Victor Hugo a passé plus de deux ans à faire du spiritisme. Les messages qui, disait-il, lui étaient transmis étaient inspirés et grandioses ; il n’était guère difficile de les imaginer dictés par l’esprit de Shakespeare ou de Châteaubriand… à moins que ce ne soit Hugo lui-même qui les ait écrits sous le feu d’une connexion directe avec son inconscient, les pensant, de bonne foi, venus d’ailleurs.

Un type avec une tête très très lourde. Est-ce à lui que l’on doit la pose de l’auteur pensif en photo de presse ?

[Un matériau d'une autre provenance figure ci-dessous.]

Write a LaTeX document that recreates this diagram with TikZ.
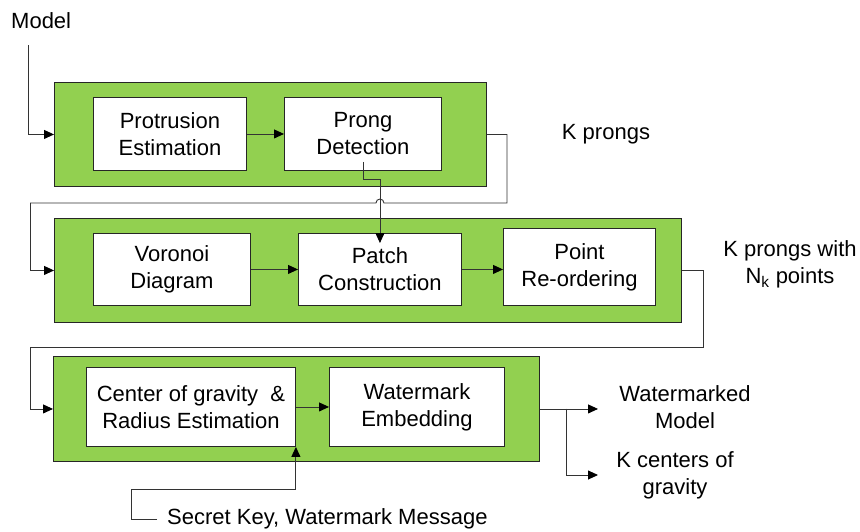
\documentclass[tikz,border=0pt]{standalone}
\usepackage{fontspec}
\setmainfont{Liberation Sans}
\usetikzlibrary{arrows.meta,calc}
\definecolor{stagegreen}{HTML}{92D050}
\begin{document}
\begin{tikzpicture}[x=1pt,y=-1pt,
  font=\fontsize{22}{27}\selectfont,
  stage/.style={draw=black!85,line width=0.9pt,fill=stagegreen,inner sep=0pt,anchor=north west},
  proc/.style={draw=black!85,line width=0.9pt,fill=white,inner sep=0pt,anchor=north west,align=center},
  lbl/.style={align=center,inner sep=0pt},
  link/.style={draw=black!80,line width=0.9pt},
  arr/.style={link,-{Triangle[length=10pt,width=9pt,black]}}]
\useasboundingbox (0,0) rectangle (860,531);

% stage containers
\node[stage,minimum width=432,minimum height=104] (g1) at (54,82) {};
\node[stage,minimum width=627,minimum height=104] (g2) at (54,218) {};
\node[stage,minimum width=486,minimum height=105] (g3) at (53,356) {};

% processing blocks
\node[proc,minimum width=153,minimum height=73] (prot) at (93,97) {Protrusion\\Estimation};
\node[proc,minimum width=157,minimum height=73] (prong) at (284,97) {Prong\\Detection};
\node[proc,minimum width=157,minimum height=72] (vor) at (93,233) {Voronoi\\Diagram};
\node[proc,minimum width=163,minimum height=72] (patch) at (298,233) {Patch\\Construction};
\node[proc,minimum width=152,minimum height=77] (reord) at (503,228) {Point\\Re-ordering};
\node[proc,minimum width=209,minimum height=79] (cog) at (86,367) {Center of gravity\ \ \&\\Radius Estimation};
\node[proc,minimum width=175,minimum height=79] (wme) at (329,367) {Watermark\\Embedding};

% free labels
\node[lbl,anchor=west] (model) at (11,21) {Model};
\node[lbl] (kp) at (606,134) {K prongs};
\node[lbl] (kpn) at (790,264) {K prongs with\\N\textsubscript{k} points};
\node[lbl] (wmodel) at (685,407) {Watermarked\\Model};
\node[lbl] (kcog) at (675,475) {K centers of\\gravity};
\node[lbl,anchor=west] (key) at (167,519) {Secret Key, Watermark Message};

% routing points
\coordinate (m0) at (28,45);
\coordinate (jr) at (507,203);
\coordinate (jl) at (30,203);
\coordinate (kr) at (703,347);
\coordinate (kl) at (30,347);
\coordinate (br) at (566,408.5);
\coordinate (sk) at (131,489);

% stage 1
\draw[arr] (m0) |- (g1.west);
\draw[arr] (prot.east) -- (prong.west);
\draw[link] (g1.east) -| (jr)
  -- ($(patch.north |- jr)+(4,0)$) arc[start angle=0,end angle=-180,radius=4]
  -- (jl);
\draw[arr] (jl) |- (g2.west);
\draw[arr] ($(prong.south)+(0,-9)$) -- ++(0,18) -| ($(patch.north)+(0,10)$);

% stage 2
\draw[arr] (vor.east |- patch.west) -- (patch.west);
\draw[arr] (patch.east) -- (reord.west |- patch.east);
\draw[link] (g2.east) -| (kr) -- (kl);
\draw[arr] (kl) |- (g3.west);

% stage 3
\draw[arr] (cog.east) -- (wme.west);
\draw[arr] (key.west) ++(-10,0) -| (sk) -| (cog.south east);
\draw[arr] (g3.east) -- (g3.east -| 598,0);
\draw[arr] (br) |- (kcog.west -| 598,0);
\end{tikzpicture}
\end{document}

J’en parle un peu dans Comment écrire de la fiction ?, mais tous les auteurs avec qui j’en discute – à commencer par moi – parce que je discute avec moi – arrêtez de me regarder bizarrement – ont une relation fascinante, curieuse, avec leur imaginaire, leur inconscient ; c’est un objet vécu comme extérieur, qu’il faut cajoler pour qu’il amène à la conscience ou du moins à la possibilité de l’exécution la réalité d’une œuvre en devenir. Les anciens parlaient évidemment de Muse, mais Steven Pressfield aussi ; pour Elizabeth Gilbert, les idées sont une forme de vie qui cherchent à s’incarner. On a parlé dans ces articles de l’auteur (ou du créateur au sens large) vu comme un ou une chaman·e, et j’ai livré une histoire extrêmement troublante où mon inconscient avait inexplicablement préparé le terrain pour une histoire contenue dans une autre, alors que j’étais persuadé de ne jamais revenir à cet événement (et que j’avais même tout écrit pour que ce soit impossible).

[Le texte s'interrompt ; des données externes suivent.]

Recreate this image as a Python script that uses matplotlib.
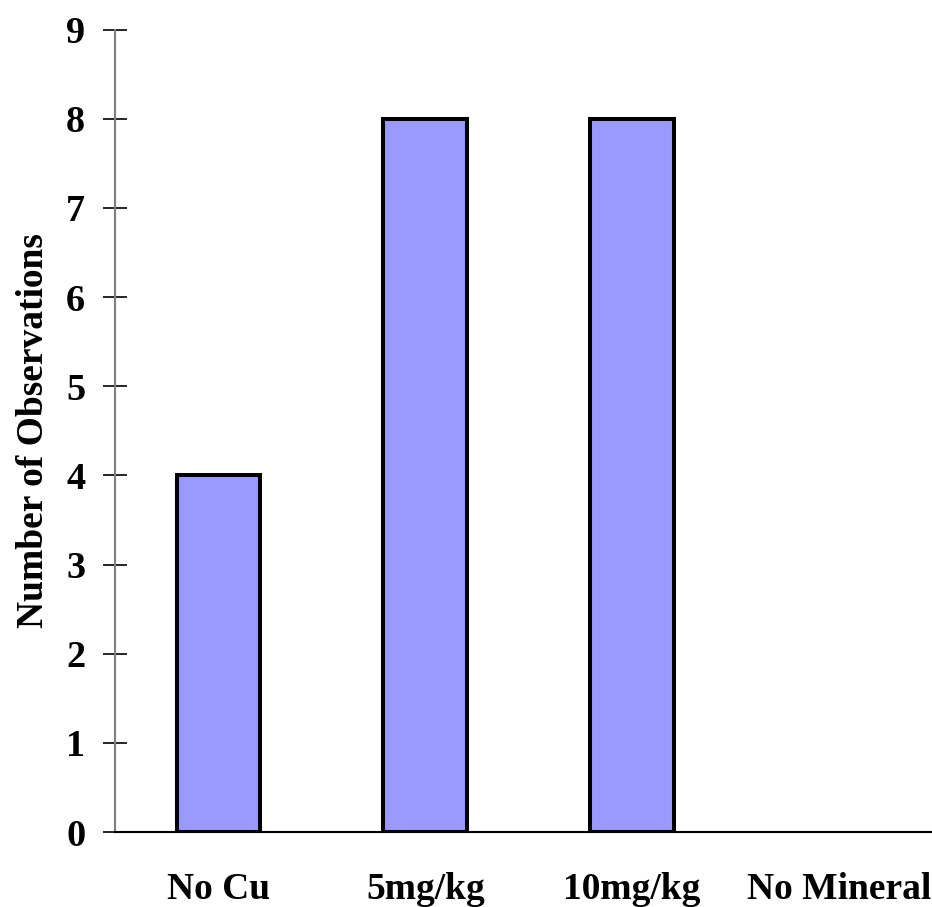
import matplotlib
matplotlib.use("Agg")
import matplotlib.pyplot as plt

categories = ["No Cu", "5mg/kg", "10mg/kg", "No Mineral"]
values = [4, 8, 8, 0]
yticks = list(range(0, 10))

plt.rcParams['font.family'] = ['Liberation Serif', 'DejaVu Serif']
plt.rcParams['font.weight'] = 'bold'

W, H = 932, 907
fig = plt.figure(figsize=(W/100, H/100), dpi=100)
left_px, bottom_px, top_px = 115, 75, 29.5
ax = fig.add_axes([left_px/W, bottom_px/H, (W-left_px)/W, (H-bottom_px-top_px)/H])

x = list(range(len(categories)))
edge_widths = [2.9 if v > 0 else 0 for v in values]
ax.bar(x, values, width=0.405, color='#9999FF', edgecolor='black',
       linewidth=edge_widths, zorder=3)

ax.set_xlim(-0.5, 3.45)
ax.set_ylim(0, 9)
ax.set_yticks(yticks)
ax.set_xticks(x)
ax.set_xticklabels(categories)

for s in ['top', 'right']:
    ax.spines[s].set_visible(False)
ax.spines['left'].set_color('#808080')
ax.spines['left'].set_linewidth(1.5)
ax.spines['bottom'].set_color('black')
ax.spines['bottom'].set_linewidth(1.5)
ax.spines['bottom'].set_zorder(4)

ax.tick_params(axis='y', direction='inout', length=17, width=1.2, color='black',
               labelsize=27.5, pad=13)
ax.tick_params(axis='x', length=0, labelsize=27, pad=28.5)
for lab in ax.get_xticklabels() + ax.get_yticklabels():
    lab.set_fontweight('bold')

ax.set_ylabel("Number of Observations", fontsize=27, fontweight='bold', labelpad=11)

fig.savefig("out.png", dpi=100)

Personnellement, j’appelle cela le Mystère. Je ne sais pas ce que c’est : la Muse ? Mon inconscient ? Une réalité parallèle ? La voix des anges ? L’esprit de Shakespeare ? (yeah, baby) Tout ce que je sais, c’est que je ne peux y accéder directement, que cela m’est donc extérieur (et ma relation avec la chose m’intéresse beaucoup plus que la nature d’icelle ; si le Mystère veut rester mystérieux, je le respecte). Je dois réussir à collaborer avec, en mettant en ordre « l’île de mon tonal » (comme dirait Castaneda), soit le plateau de ma volonté consciente. En revanche, je suis le seul capable à canaliser ce que le Mystère me murmure, de la même manière que tous les autres auteurs et autrices sont seul·es capables de canaliser ce que le Mystère leur murmure à eux et elles. Nous sommes des prismes, chacun et chacune réglé·es différemment, et surtout, c’est d’abord notre travail assidu et délibéré qui distille la lumière. (Sans ça, il n’y a rien.)

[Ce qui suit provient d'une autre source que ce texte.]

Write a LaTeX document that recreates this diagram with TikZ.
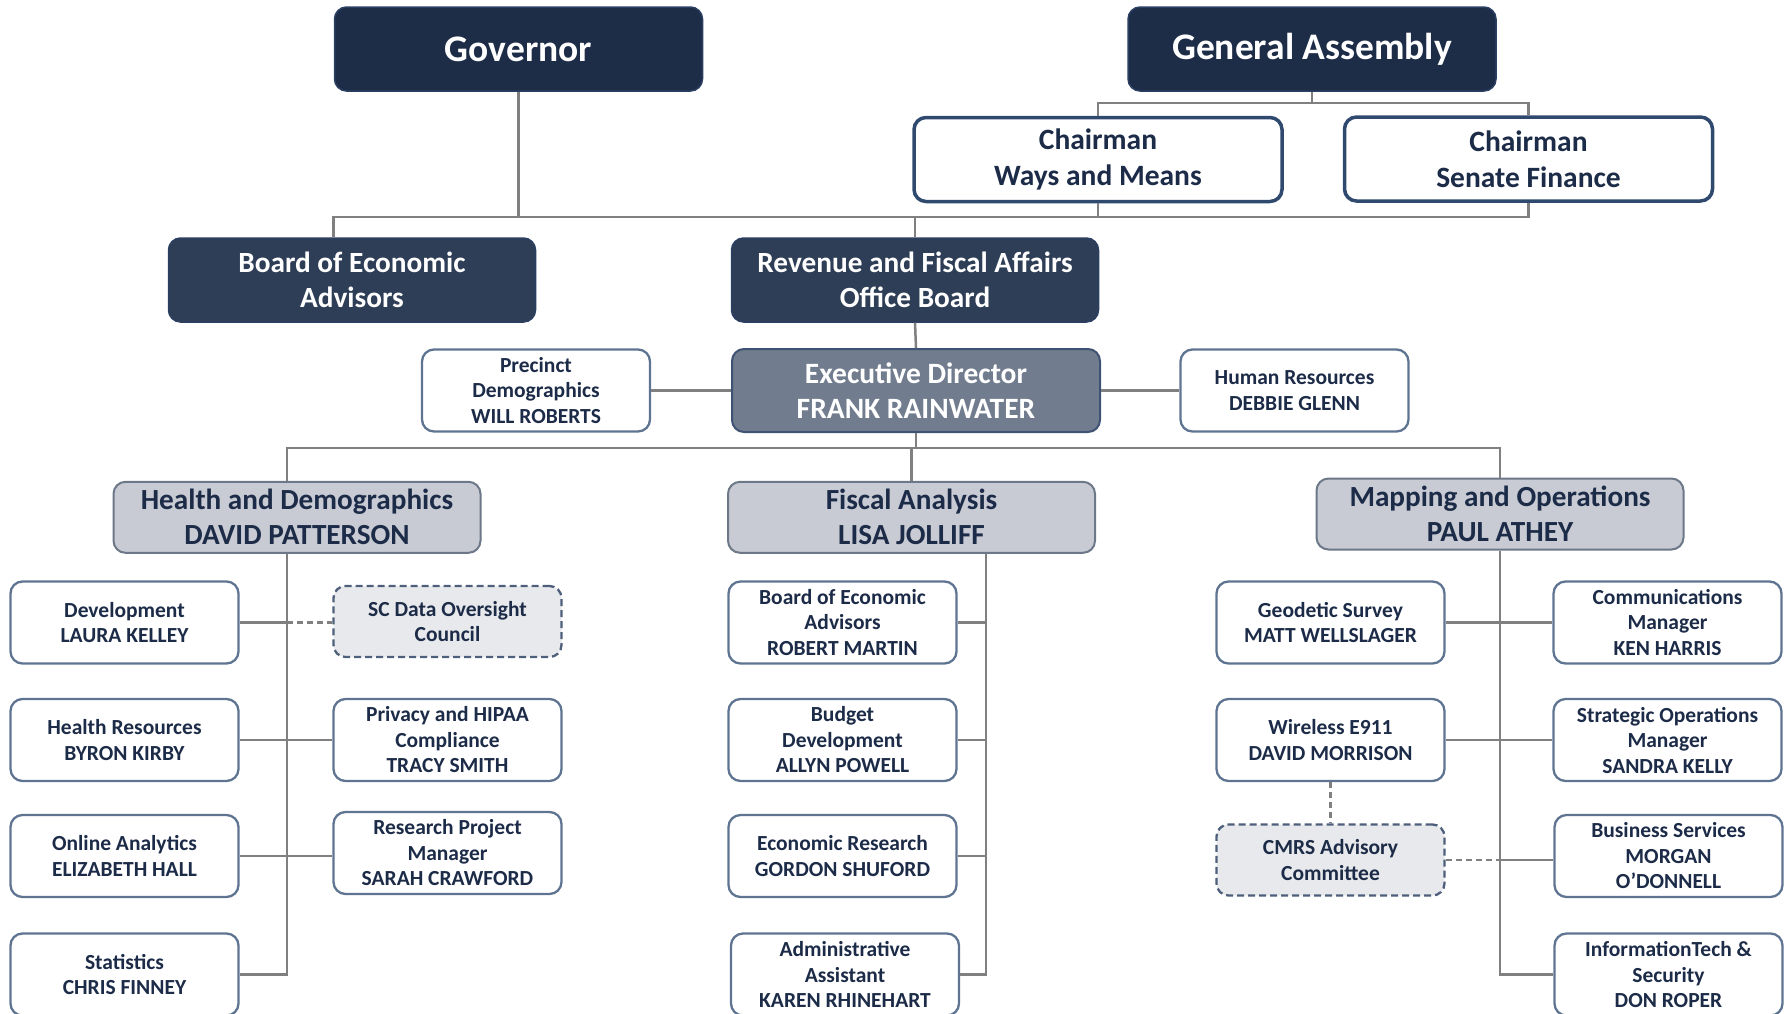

Or, en écrivant « Les Dieux sauvages », je suis tombé sur deux nouvelles coïncidences incroyables, imprévisibles, dont je promets qu’elles sont entièrement inconscientes.

Il se trouve que « messagère du Ciel » était un titre plus rare et moins connu de Jeanne d’Arc. Je n’en savais fichtre rien, et je ne crois pas avoir jamais croisé cette appellation, d’autant plus que le titre d’origine prévu pour le roman était « La Messagère de Wer » (puis « La Fureur d’Aska » et « L’Héritage d’Asrethia », à l’époque où c’était prévu comme une trilogie, et que j’ai décidé de supprimer de mes titres ces noms propres qui ne diraient de toute façon rien à personne. Évitez les noms propres dans les titres. Personne ne sait de qui vous parlez).

Et je viens de découvrir que Nehyr signifie « lumière divine » en araméen. Spoiler : je cause pas araméen. Au cas où vous vous poseriez la question, hein.

La part rationnelle en moi dit : si l’on évolue dans le domaine d’une élue divine venue changer les temps, il n’est pas complètement absurde de retomber sur un titre identique de par les voisinages symboliques. La part rationnelle en moi dit : si l’on prend un ensemble de phonèmes facilement prononçables par la bouche humaine (comme un nom) et qu’on balance ça dans un moteur de recherche, la probabilité de tomber sur une signification éloquente est loin d’être nulle.

La part non-rationnelle en moi dit : wooooooh c’est cool (et un peu flippant aussi). Okay, Mystère. Je vais faire mon possible pour écouter. Avec mes tripes. Parce que les tripes sont l’oreille du Mystère.

Et je dis : je pose ça là, à vous de voir.